* Start *

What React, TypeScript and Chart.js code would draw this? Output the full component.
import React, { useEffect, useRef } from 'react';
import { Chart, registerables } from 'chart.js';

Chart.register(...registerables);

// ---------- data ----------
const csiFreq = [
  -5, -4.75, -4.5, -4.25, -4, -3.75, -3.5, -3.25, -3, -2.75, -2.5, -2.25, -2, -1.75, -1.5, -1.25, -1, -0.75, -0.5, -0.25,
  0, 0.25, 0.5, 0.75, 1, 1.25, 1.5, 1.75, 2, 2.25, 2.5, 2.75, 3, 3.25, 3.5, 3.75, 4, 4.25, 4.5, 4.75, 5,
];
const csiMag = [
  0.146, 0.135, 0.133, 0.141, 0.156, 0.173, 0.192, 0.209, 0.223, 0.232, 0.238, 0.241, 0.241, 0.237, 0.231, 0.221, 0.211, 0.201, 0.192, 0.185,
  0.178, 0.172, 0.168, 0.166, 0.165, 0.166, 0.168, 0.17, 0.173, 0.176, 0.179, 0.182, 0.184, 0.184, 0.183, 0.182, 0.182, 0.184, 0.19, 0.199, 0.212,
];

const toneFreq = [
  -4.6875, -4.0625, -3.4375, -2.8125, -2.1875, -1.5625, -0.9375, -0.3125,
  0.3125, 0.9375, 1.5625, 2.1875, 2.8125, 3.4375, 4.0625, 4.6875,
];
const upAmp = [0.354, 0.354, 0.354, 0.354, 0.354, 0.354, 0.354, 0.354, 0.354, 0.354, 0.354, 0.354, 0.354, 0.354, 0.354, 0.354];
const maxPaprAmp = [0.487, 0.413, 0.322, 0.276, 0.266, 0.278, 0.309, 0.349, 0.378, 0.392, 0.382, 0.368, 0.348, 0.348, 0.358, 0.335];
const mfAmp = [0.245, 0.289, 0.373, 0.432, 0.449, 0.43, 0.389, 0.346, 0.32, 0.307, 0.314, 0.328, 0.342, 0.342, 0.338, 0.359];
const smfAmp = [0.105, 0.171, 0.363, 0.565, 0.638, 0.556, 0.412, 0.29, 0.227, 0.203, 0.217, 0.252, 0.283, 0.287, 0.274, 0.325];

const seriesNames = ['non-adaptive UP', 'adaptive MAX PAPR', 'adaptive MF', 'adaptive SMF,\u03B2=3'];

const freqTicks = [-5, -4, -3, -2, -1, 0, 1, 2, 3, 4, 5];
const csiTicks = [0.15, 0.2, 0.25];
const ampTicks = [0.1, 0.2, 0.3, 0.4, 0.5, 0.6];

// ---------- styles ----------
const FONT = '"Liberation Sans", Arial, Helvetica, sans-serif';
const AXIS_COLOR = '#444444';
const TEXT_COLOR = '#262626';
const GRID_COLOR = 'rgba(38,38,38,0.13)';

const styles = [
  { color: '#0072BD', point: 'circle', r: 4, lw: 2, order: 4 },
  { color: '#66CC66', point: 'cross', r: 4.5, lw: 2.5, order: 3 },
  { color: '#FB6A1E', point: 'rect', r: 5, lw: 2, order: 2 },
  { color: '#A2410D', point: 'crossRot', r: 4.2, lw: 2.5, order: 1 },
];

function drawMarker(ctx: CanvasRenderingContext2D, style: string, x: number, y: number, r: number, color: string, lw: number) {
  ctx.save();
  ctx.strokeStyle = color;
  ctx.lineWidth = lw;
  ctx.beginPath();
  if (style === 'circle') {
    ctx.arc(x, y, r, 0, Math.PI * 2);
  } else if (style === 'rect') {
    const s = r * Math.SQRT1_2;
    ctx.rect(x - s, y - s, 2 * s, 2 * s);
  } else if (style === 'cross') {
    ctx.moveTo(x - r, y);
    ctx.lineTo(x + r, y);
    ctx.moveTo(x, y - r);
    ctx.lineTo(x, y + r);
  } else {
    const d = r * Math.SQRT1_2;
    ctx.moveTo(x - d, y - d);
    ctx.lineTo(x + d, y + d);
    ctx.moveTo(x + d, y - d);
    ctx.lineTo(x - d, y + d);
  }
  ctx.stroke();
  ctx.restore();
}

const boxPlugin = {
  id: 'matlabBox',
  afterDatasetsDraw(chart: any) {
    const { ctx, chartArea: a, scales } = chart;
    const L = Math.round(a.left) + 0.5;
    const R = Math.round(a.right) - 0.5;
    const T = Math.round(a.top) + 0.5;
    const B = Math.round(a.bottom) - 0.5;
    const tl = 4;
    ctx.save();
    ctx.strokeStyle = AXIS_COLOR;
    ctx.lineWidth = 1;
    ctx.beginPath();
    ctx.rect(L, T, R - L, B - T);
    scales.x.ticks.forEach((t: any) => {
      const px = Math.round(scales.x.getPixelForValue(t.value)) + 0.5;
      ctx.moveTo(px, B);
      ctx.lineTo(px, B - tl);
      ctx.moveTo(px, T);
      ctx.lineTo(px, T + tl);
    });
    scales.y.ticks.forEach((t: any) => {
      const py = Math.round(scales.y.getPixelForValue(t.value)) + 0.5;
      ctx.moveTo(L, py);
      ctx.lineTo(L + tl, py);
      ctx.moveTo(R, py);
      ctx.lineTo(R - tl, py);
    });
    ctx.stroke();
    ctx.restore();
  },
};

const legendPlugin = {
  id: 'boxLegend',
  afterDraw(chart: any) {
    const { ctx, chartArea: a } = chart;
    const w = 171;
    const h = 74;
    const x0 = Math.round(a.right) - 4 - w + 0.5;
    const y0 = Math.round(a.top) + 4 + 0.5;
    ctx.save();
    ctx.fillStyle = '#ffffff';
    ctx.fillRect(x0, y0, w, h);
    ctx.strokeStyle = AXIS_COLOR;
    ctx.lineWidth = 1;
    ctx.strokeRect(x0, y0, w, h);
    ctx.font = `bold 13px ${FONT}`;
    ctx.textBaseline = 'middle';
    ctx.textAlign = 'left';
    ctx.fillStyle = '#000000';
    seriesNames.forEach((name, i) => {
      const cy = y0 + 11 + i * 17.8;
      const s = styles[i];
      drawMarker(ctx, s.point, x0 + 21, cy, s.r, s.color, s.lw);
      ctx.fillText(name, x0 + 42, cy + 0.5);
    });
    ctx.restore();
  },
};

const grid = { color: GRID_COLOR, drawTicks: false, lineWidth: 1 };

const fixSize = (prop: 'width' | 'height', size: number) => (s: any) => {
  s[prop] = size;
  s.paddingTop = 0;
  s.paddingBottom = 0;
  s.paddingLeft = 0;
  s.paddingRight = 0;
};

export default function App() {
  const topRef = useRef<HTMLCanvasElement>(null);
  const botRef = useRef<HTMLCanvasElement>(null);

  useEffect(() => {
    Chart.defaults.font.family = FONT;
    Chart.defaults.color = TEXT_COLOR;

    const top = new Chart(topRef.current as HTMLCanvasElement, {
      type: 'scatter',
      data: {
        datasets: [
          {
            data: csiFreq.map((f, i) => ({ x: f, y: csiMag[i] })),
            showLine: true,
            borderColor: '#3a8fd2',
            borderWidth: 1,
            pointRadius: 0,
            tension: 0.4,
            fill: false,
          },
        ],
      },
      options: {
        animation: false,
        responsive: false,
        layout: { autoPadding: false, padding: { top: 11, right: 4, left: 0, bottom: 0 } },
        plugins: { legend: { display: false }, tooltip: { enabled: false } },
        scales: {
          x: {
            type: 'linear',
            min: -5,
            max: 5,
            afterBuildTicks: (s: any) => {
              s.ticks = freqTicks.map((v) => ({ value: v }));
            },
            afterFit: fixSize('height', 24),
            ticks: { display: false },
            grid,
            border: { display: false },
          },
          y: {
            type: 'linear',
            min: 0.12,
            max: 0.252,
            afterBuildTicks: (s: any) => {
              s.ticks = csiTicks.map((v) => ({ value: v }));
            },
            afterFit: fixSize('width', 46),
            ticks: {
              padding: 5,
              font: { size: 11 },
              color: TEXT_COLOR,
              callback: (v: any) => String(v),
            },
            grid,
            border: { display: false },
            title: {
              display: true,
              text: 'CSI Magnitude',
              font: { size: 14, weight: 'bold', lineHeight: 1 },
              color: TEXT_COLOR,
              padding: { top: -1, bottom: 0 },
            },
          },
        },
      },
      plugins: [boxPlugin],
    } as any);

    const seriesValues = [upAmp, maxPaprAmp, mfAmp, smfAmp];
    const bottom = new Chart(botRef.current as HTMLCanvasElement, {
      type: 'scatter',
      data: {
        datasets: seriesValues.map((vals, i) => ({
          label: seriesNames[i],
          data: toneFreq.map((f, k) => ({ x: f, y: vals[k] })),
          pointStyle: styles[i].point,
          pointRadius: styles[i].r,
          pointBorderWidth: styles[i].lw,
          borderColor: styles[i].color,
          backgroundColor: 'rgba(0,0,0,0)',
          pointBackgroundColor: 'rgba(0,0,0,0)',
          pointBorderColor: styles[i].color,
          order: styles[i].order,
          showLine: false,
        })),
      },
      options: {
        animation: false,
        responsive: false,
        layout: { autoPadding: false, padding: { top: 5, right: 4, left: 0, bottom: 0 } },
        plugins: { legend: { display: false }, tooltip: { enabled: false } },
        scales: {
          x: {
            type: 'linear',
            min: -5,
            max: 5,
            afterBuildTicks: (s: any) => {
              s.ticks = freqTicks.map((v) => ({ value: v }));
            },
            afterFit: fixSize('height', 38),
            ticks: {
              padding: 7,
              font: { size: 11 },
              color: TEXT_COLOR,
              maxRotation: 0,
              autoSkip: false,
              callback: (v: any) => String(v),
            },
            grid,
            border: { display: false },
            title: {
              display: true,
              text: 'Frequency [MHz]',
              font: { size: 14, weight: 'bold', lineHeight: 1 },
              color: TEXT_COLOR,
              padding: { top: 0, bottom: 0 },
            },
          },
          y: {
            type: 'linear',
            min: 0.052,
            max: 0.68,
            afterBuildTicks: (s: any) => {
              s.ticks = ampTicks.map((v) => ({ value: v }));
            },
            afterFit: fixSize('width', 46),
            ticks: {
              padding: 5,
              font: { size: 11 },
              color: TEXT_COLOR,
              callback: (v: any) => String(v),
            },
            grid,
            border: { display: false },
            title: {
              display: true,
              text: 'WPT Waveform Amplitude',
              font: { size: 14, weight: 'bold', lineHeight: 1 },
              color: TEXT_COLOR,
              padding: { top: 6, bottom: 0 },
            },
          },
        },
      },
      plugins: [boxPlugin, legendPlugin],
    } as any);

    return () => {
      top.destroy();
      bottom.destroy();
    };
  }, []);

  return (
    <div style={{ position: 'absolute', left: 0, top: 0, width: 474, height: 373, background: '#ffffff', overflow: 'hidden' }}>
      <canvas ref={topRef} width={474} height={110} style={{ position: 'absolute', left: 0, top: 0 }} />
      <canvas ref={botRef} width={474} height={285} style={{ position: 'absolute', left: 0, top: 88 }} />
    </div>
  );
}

* End *

■ What is expected: Using the material above, quote the first line and each line after it, stopping at and including the line that holds "Chart.register(...registerables);".

■ Reply:
What React, TypeScript and Chart.js code would draw this? Output the full component.
import React, { useEffect, useRef } from 'react';
import { Chart, registerables } from 'chart.js';

Chart.register(...registerables);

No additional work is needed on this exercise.